* **Task description**
Your output is the lines from the first one to the one containing "brown_on_top = [False, False, False, False, True, False]", repeated exactly, with images left out.
● ● ●
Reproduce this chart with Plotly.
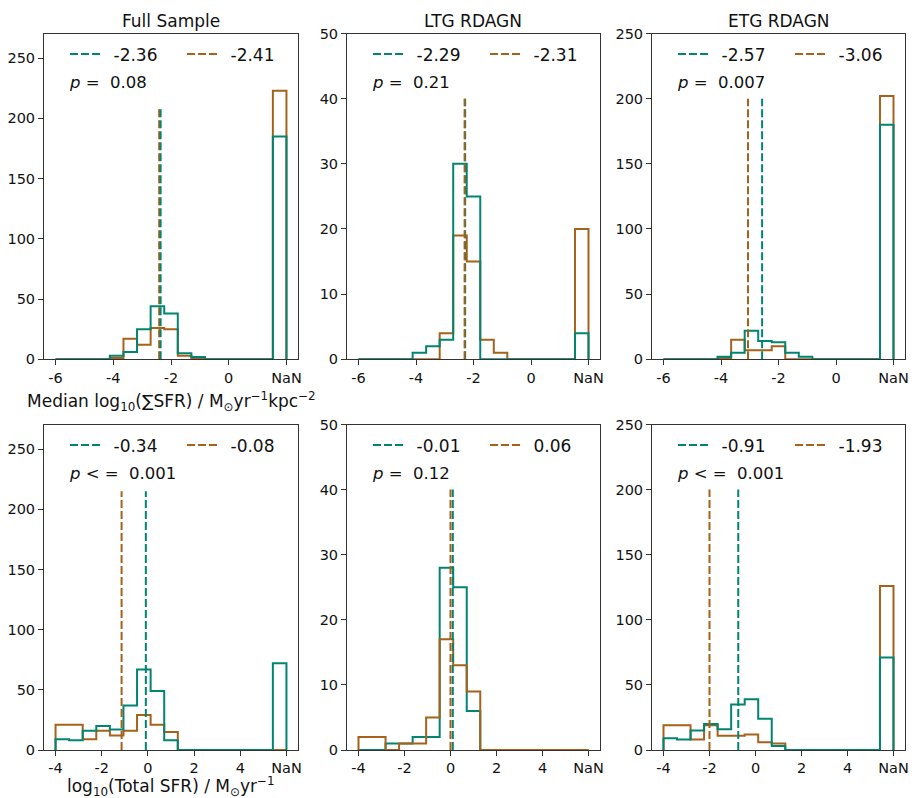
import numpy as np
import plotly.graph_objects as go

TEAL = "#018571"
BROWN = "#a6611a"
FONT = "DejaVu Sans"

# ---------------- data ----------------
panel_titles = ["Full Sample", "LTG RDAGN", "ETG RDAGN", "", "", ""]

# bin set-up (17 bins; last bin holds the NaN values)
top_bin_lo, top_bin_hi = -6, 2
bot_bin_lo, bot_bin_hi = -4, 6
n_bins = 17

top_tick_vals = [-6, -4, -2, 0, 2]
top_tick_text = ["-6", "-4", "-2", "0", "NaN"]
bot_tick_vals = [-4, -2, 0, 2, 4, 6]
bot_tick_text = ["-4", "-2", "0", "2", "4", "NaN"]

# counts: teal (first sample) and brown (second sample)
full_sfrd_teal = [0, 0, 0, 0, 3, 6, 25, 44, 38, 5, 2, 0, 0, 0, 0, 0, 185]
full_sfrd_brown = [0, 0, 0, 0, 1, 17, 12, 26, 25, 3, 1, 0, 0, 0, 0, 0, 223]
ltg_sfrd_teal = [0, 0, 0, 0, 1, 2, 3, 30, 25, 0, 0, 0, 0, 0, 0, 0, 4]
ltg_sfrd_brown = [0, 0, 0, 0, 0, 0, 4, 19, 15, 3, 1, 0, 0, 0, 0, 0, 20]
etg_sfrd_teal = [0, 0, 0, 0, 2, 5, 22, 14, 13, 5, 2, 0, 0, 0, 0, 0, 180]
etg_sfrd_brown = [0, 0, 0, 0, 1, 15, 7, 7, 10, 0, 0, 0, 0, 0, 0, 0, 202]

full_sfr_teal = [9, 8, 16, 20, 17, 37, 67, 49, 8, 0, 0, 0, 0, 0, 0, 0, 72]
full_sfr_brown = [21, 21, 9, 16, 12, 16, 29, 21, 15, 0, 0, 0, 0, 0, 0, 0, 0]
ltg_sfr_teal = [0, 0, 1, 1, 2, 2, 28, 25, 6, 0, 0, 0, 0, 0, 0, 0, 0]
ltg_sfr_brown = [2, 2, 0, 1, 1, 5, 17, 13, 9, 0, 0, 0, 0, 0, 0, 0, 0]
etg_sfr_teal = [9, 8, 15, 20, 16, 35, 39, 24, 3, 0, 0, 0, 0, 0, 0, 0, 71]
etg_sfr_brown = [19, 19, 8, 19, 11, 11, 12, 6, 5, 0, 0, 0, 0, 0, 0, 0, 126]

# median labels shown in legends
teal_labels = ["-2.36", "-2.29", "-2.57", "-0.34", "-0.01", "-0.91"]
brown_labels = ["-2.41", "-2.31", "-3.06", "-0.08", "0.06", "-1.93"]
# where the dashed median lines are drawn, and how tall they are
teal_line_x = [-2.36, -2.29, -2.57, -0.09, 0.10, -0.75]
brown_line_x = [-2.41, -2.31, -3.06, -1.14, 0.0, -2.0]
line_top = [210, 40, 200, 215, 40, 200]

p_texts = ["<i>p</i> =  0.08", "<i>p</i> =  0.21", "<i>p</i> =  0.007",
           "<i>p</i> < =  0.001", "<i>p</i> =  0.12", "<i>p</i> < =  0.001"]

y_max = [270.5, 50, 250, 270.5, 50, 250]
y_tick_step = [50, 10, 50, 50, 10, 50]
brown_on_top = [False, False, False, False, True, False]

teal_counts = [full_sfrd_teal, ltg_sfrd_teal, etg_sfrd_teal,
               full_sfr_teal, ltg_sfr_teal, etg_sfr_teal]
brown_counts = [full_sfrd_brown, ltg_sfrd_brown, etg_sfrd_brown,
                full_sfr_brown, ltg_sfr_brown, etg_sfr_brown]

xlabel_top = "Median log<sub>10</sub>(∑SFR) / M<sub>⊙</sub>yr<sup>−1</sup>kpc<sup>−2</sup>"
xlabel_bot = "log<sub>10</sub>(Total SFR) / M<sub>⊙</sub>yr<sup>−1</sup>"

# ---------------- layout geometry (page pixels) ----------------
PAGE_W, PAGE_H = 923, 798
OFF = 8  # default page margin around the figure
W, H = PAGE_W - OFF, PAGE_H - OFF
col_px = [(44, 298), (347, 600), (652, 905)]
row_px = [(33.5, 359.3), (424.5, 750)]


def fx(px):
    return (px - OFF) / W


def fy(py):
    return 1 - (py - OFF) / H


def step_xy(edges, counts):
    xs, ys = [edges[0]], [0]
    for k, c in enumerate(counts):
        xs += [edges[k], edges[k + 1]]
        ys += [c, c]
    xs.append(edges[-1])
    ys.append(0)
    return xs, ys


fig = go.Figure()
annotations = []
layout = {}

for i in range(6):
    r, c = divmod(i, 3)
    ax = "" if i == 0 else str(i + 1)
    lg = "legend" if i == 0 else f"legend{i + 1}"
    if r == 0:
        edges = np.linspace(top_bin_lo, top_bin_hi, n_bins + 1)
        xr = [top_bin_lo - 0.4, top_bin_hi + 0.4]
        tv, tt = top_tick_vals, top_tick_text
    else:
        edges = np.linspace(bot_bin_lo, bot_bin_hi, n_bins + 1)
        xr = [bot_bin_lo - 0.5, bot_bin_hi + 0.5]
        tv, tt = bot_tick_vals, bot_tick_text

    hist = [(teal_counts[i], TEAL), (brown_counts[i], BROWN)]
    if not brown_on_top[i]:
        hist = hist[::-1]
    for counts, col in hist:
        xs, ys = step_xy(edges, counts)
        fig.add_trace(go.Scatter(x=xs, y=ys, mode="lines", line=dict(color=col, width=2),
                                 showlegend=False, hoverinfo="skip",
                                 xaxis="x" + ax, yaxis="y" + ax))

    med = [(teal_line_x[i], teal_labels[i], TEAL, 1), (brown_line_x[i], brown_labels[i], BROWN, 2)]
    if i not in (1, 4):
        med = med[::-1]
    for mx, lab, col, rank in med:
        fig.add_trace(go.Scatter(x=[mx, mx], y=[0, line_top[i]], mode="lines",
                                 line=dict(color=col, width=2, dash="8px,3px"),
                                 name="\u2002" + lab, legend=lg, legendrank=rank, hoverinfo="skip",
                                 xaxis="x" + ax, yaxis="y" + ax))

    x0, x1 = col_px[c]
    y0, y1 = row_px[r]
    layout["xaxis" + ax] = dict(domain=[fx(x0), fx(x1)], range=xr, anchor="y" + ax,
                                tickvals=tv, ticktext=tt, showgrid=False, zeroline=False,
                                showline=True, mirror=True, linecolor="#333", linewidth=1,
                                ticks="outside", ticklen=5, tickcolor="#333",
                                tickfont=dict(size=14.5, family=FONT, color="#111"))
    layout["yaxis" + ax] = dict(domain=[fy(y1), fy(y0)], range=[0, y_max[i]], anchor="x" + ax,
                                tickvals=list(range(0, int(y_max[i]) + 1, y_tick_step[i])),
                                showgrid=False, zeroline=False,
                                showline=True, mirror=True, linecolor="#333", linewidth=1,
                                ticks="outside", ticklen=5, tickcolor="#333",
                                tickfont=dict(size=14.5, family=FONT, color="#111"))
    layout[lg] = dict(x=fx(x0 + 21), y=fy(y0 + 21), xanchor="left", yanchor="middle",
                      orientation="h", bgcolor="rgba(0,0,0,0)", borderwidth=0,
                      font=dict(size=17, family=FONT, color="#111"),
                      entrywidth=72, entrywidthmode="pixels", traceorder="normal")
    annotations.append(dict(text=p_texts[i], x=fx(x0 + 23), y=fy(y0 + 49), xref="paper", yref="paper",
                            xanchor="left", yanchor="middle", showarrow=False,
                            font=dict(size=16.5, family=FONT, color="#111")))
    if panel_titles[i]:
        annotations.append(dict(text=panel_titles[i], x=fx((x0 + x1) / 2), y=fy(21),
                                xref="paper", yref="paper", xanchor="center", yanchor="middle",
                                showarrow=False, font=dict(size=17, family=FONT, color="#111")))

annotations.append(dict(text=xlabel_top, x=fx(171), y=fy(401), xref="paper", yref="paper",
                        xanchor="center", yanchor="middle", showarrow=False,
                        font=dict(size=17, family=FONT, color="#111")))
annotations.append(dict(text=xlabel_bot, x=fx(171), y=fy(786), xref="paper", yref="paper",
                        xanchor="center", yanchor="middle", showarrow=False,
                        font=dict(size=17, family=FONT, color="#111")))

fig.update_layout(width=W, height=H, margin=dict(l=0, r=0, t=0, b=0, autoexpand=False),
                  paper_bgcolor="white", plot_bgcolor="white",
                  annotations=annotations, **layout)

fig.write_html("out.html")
● ● ●
* **Full response**
Reproduce this chart with Plotly.
import numpy as np
import plotly.graph_objects as go

TEAL = "#018571"
BROWN = "#a6611a"
FONT = "DejaVu Sans"

# ---------------- data ----------------
panel_titles = ["Full Sample", "LTG RDAGN", "ETG RDAGN", "", "", ""]

# bin set-up (17 bins; last bin holds the NaN values)
top_bin_lo, top_bin_hi = -6, 2
bot_bin_lo, bot_bin_hi = -4, 6
n_bins = 17

top_tick_vals = [-6, -4, -2, 0, 2]
top_tick_text = ["-6", "-4", "-2", "0", "NaN"]
bot_tick_vals = [-4, -2, 0, 2, 4, 6]
bot_tick_text = ["-4", "-2", "0", "2", "4", "NaN"]

# counts: teal (first sample) and brown (second sample)
full_sfrd_teal = [0, 0, 0, 0, 3, 6, 25, 44, 38, 5, 2, 0, 0, 0, 0, 0, 185]
full_sfrd_brown = [0, 0, 0, 0, 1, 17, 12, 26, 25, 3, 1, 0, 0, 0, 0, 0, 223]
ltg_sfrd_teal = [0, 0, 0, 0, 1, 2, 3, 30, 25, 0, 0, 0, 0, 0, 0, 0, 4]
ltg_sfrd_brown = [0, 0, 0, 0, 0, 0, 4, 19, 15, 3, 1, 0, 0, 0, 0, 0, 20]
etg_sfrd_teal = [0, 0, 0, 0, 2, 5, 22, 14, 13, 5, 2, 0, 0, 0, 0, 0, 180]
etg_sfrd_brown = [0, 0, 0, 0, 1, 15, 7, 7, 10, 0, 0, 0, 0, 0, 0, 0, 202]

full_sfr_teal = [9, 8, 16, 20, 17, 37, 67, 49, 8, 0, 0, 0, 0, 0, 0, 0, 72]
full_sfr_brown = [21, 21, 9, 16, 12, 16, 29, 21, 15, 0, 0, 0, 0, 0, 0, 0, 0]
ltg_sfr_teal = [0, 0, 1, 1, 2, 2, 28, 25, 6, 0, 0, 0, 0, 0, 0, 0, 0]
ltg_sfr_brown = [2, 2, 0, 1, 1, 5, 17, 13, 9, 0, 0, 0, 0, 0, 0, 0, 0]
etg_sfr_teal = [9, 8, 15, 20, 16, 35, 39, 24, 3, 0, 0, 0, 0, 0, 0, 0, 71]
etg_sfr_brown = [19, 19, 8, 19, 11, 11, 12, 6, 5, 0, 0, 0, 0, 0, 0, 0, 126]

# median labels shown in legends
teal_labels = ["-2.36", "-2.29", "-2.57", "-0.34", "-0.01", "-0.91"]
brown_labels = ["-2.41", "-2.31", "-3.06", "-0.08", "0.06", "-1.93"]
# where the dashed median lines are drawn, and how tall they are
teal_line_x = [-2.36, -2.29, -2.57, -0.09, 0.10, -0.75]
brown_line_x = [-2.41, -2.31, -3.06, -1.14, 0.0, -2.0]
line_top = [210, 40, 200, 215, 40, 200]

p_texts = ["<i>p</i> =  0.08", "<i>p</i> =  0.21", "<i>p</i> =  0.007",
           "<i>p</i> < =  0.001", "<i>p</i> =  0.12", "<i>p</i> < =  0.001"]

y_max = [270.5, 50, 250, 270.5, 50, 250]
y_tick_step = [50, 10, 50, 50, 10, 50]
brown_on_top = [False, False, False, False, True, False]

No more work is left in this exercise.